The key exam skill is evaluating tradeoffs, not just definitions. Low latency often increases cost because you may need provisioned endpoints or specialized serving infrastructure. High throughput may require batching requests, horizontal scaling, or asynchronous designs. High availability may involve regional planning and operational monitoring. The right answer depends on the actual business requirement, not on a generic preference for “real time.”
Exam Tip: If the prompt says predictions are needed “daily,” “hourly,” “overnight,” or “for a reporting workflow,” batch prediction is usually favored. Do not choose online endpoints unless the scenario clearly requires immediate responses.
Watch for subtle wording. “Near real time” may still allow event-driven micro-batch or asynchronous processing rather than a strict synchronous online endpoint. Similarly, “high throughput” does not always mean low latency. Some exam distractors confuse the two. A system can process many requests efficiently in batch while not meeting per-request response expectations.

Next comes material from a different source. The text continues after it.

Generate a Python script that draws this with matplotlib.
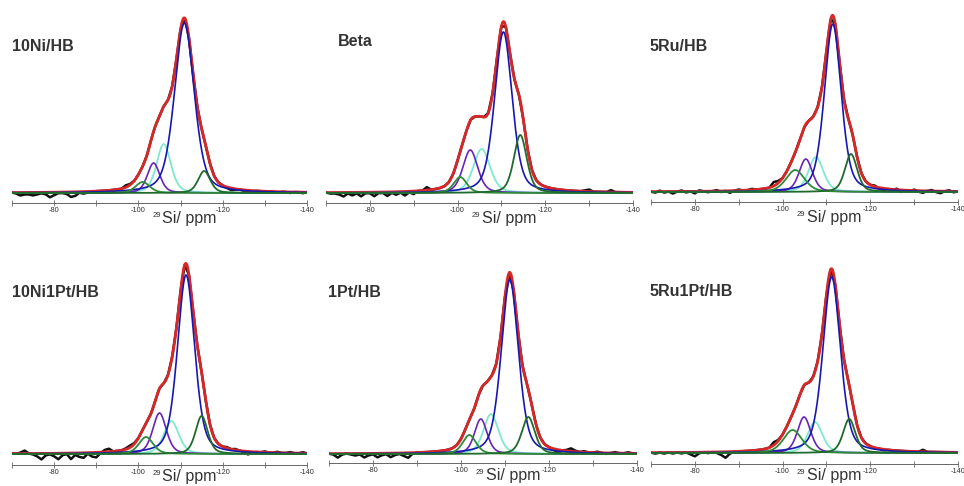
import matplotlib
matplotlib.use("Agg")
import matplotlib.pyplot as plt
import numpy as np

plt.rcParams['font.family'] = ['Liberation Sans', 'DejaVu Sans']

# sample names
titles = ["10Ni/HB", "Beta", "5Ru/HB", "10Ni1Pt/HB", "1Pt/HB", "5Ru1Pt/HB"]

# deconvoluted 29Si peaks: position (ppm), height (a.u.), fwhm (ppm)
green1_pos = [-101.0, -100.6, -102.9, -101.8, -101.9, -102.3]
green1_amp = [11, 16, 22, 17, 19, 23]
green1_fwhm = [4.0, 3.5, 5.0, 4.0, 3.6, 5.0]

purple_pos = [-103.6, -102.9, -105.3, -105.0, -104.5, -104.9]
purple_amp = [30, 43, 33, 41, 35, 36]
purple_fwhm = [3.5, 4.0, 3.6, 3.8, 3.4, 3.6]

cyan_pos = [-106.0, -105.5, -107.6, -107.8, -106.8, -107.4]
cyan_amp = [49, 44, 35, 33, 40, 31]
cyan_fwhm = [4.0, 4.5, 4.0, 4.2, 4.0, 4.0]

blue_pos = [-110.9, -110.45, -111.45, -111.3, -111.1, -111.2]
blue_amp = [170, 161, 168, 179, 174, 176]
blue_fwhm = [5.5, 4.7, 4.5, 4.8, 4.6, 4.7]

green2_pos = [-115.6, -114.3, -115.6, -115.0, -115.3, -115.2]
green2_amp = [22, 58, 38, 38, 37, 34]
green2_fwhm = [3.4, 3.5, 3.3, 3.4, 3.5, 3.3]

# experimental trace: deviation from the fit, one value per ppm from -70 to -140
noise_ppm = np.arange(-70, -141, -1)
noise = [
    [0, -1, -3, -2, -2, -3, -2, -1, -2, -5, -3, -1, -1, -2, -5, -4, -1, -2, -1, -1, 0,
     0, 0, 0, 0, 0, 0, 2, 1, 0, 0, 0, 0, 0, 0, 0, 0, 0, 0, 0, 0, 0, 0, 0, 0, 0, 0, 0, 0, 0,
     0, -1, -2, -1, 0, -1, -2, -1, 0, 0, -1, 0, 0, -1, 0, 0, -1, 0, 0, -1, 0],
    [0, -1, -1, -2, -4, -1, -3, -1, -4, -1, -1, -4, -1, -1, -4, -1, -3, -1, -4, -1, -3,
     0, 0, 3, 0, 0, 0, 0, 0, 0, 0, 0, 0, 0, 0, 0, 0, 0, 0, 0, 0, 0, 0, 0, 0, 0, 0, 0, 0, 0,
     0, 0, 0, 0, 0, 0, 0, 0, 0, 1, 2, 0, 0, 0, 0, 2, 0, 0, 0, 0, 0],
    [0, -1, 1, -1, 0, -2, 0, 1, -1, 0, -2, 1, 0, -1, 0, 1, -1, 0, -2, 0, 1,
     0, 0, 1, 0, 0, 0, 0, 4, 2, 0, 0, 0, 0, 0, 0, 0, 0, 0, 0, 0, 0, 0, 0, 0, 0, 0, 0, 0, 0,
     0, 1, -1, -2, 0, -1, 1, -2, 0, -1, 1, -1, -2, 0, 1, -1, -2, 0, 1, -1, 0],
    [0, 0, 1, 3, 0, -1, -3, -6, -2, -1, -3, -6, -2, -1, -6, -2, -4, -5, -1, -4, -5,
     -1, 2, 3, 0, 0, 0, 1, 2, 1, 0, 0, 0, 0, 0, 0, 0, 0, 0, 0, 0, 0, 0, 0, 0, 0, 0, 0, 0, 0,
     0, 1, 0, 1, 0, -1, -3, -1, 0, 0, 1, 0, 0, 1, 0, 0, 1, 0, 0, 1, 0],
    [0, -1, -4, -1, 0, -1, -2, -1, -4, -2, -1, -4, -2, -1, -4, -2, -1, -3, -5, -1, 0,
     0, 0, 0, 0, 0, 0, 0, 0, 0, 0, 0, 0, 0, 0, 0, 0, 0, 0, 0, 0, 0, 0, 0, 0, 0, 0, 0, 0, 0,
     0, -1, -3, 0, 1, 3, 1, 0, 1, 0, 0, 1, 0, -1, 0, 1, 0, 0, 1, 0, 0],
    [0, -1, 0, -1, 0, -1, 0, -1, 0, -2, -4, -1, 0, -1, 0, -1, -3, -6, -2, 0, -1,
     0, 0, 0, 0, 0, 0, 0, 3, 1, 0, 0, 0, 0, 0, 0, 0, 0, 0, 0, 0, 0, 0, 0, 0, 0, 0, 0, 0, 0,
     0, -1, 0, -1, 0, 0, 0, 0, 0, 0, 0, 0, 2, 0, 0, 0, 0, 0, 0, 0, 0],
]

# axes boxes in pixels: left, top, right, bottom (spine), baseline offset
boxes = [(12, 10, 307, 203, 10), (326, 10, 633, 203, 10), (651, 10, 958, 202, 10),
         (12, 250, 307, 465, 11), (329, 250, 637, 463, 9), (651, 250, 958, 464, 11)]
title_pos = [(12, 51), (338, 46), (649, 51), (12, 297), (328, 297), (650, 296)]
label_drop = [20, 20, 20, 16, 17, 16]

W, H = 964, 486


def pvoigt(x, c, h, w, eta=0.4):
    g = np.exp(-4 * np.log(2) * ((x - c) / w) ** 2)
    l = 1 / (1 + (2 * (x - c) / w) ** 2)
    return h * (eta * l + (1 - eta) * g)


fig = plt.figure(figsize=(W / 100, H / 100), dpi=100)
x = np.linspace(-70, -140, 1401)

for i in range(6):
    l, t, r, b, off = boxes[i]
    ax = fig.add_axes([l / W, 1 - b / H, (r - l) / W, (b - t) / H])
    ax.set_xlim(-70, -140)
    ax.set_ylim(-off, b - t - off)

    comps = [
        (green1_pos[i], green1_amp[i], green1_fwhm[i], "#2f8a3a", 1.3),
        (purple_pos[i], purple_amp[i], purple_fwhm[i], "#6a24b4", 1.2),
        (cyan_pos[i], cyan_amp[i], cyan_fwhm[i], "#7fe9cf", 1.3),
        (blue_pos[i], blue_amp[i], blue_fwhm[i], "#1818b0", 1.2),
        (green2_pos[i], green2_amp[i], green2_fwhm[i], "#1f6a2c", 1.3),
    ]
    fit = sum(pvoigt(x, c, h, w) for c, h, w, _, _ in comps)
    fit_n = sum(pvoigt(noise_ppm, c, h, w) for c, h, w, _, _ in comps)

    ax.plot(noise_ppm, fit_n + np.array(noise[i]), color="#111111", lw=1.8, zorder=2)
    ax.plot(x, fit, color="#d62828", lw=2.0, zorder=3)
    order = [2, 1, 3, 0, 4]
    for k in order:
        c, h, w, col, lw = comps[k]
        ax.plot(x, pvoigt(x, c, h, w), color=col, lw=lw, zorder=4)

    for s in ["top", "right", "left"]:
        ax.spines[s].set_visible(False)
    ax.spines["bottom"].set_color("#666666")
    ax.spines["bottom"].set_linewidth(0.7)
    ax.set_yticks([])
    ax.set_xticks([-80, -100, -120, -140])
    ax.set_xticklabels(["-80", "-100", "-120", "-140"])
    ax.set_xticks([-70, -90, -110, -130], minor=True)
    ax.tick_params(axis="x", which="both", direction="inout", length=4, width=0.6,
                   color="#666666", labelsize=5.3, labelcolor="#333333", pad=1)
    ax.patch.set_visible(False)

    drop = label_drop[i]
    ax.annotate("29", xy=(-103.3, 0), xycoords=("data", "axes fraction"),
                xytext=(0, -(drop - 6) * 0.72), textcoords="offset points",
                fontsize=5.5, color="#333333", va="baseline", ha="left",
                annotation_clip=False)
    ax.annotate("Si/ ppm", xy=(-105.6, 0), xycoords=("data", "axes fraction"),
                xytext=(0, -drop * 0.72), textcoords="offset points",
                fontsize=11.5, color="#333333", va="baseline", ha="left",
                annotation_clip=False)

    tx, ty = title_pos[i]
    fig.text(tx / W, 1 - ty / H, titles[i], fontsize=11.5, fontweight="bold",
             color="#333333", va="baseline", ha="left")

fig.savefig("out.png", dpi=100)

Another trap is forgetting operational implications. Online serving requires stronger monitoring for latency, error rate, saturation, and availability. Batch systems need orchestration, storage for outputs, and freshness controls. The correct answer often reflects not just prediction speed but the entire downstream workflow. If predictions are consumed by analysts the next morning, online serving is overengineering. If a customer transaction depends on an immediate score, batch is not acceptable.
Governance-related requirements appear across the exam, including in architecture scenarios. You should expect to incorporate IAM, data protection, lineage, auditing, and responsible AI considerations into solution design. In practice, this means defining who can access datasets, features, models, pipelines, endpoints, and predictions, and ensuring those permissions follow least privilege. For the exam, if one option exposes broad access while another provides scoped service accounts and role separation, the more controlled design is usually correct.
Compliance requirements may include data residency, encryption, auditability, and separation between development and production environments. If the scenario involves healthcare, finance, government, or customer PII, assume governance is central to the answer. Architecture decisions should reflect regional processing, controlled access paths, appropriate logging, and policy-driven data handling. These are not side notes; they are frequently what distinguishes the best answer from a merely functional one.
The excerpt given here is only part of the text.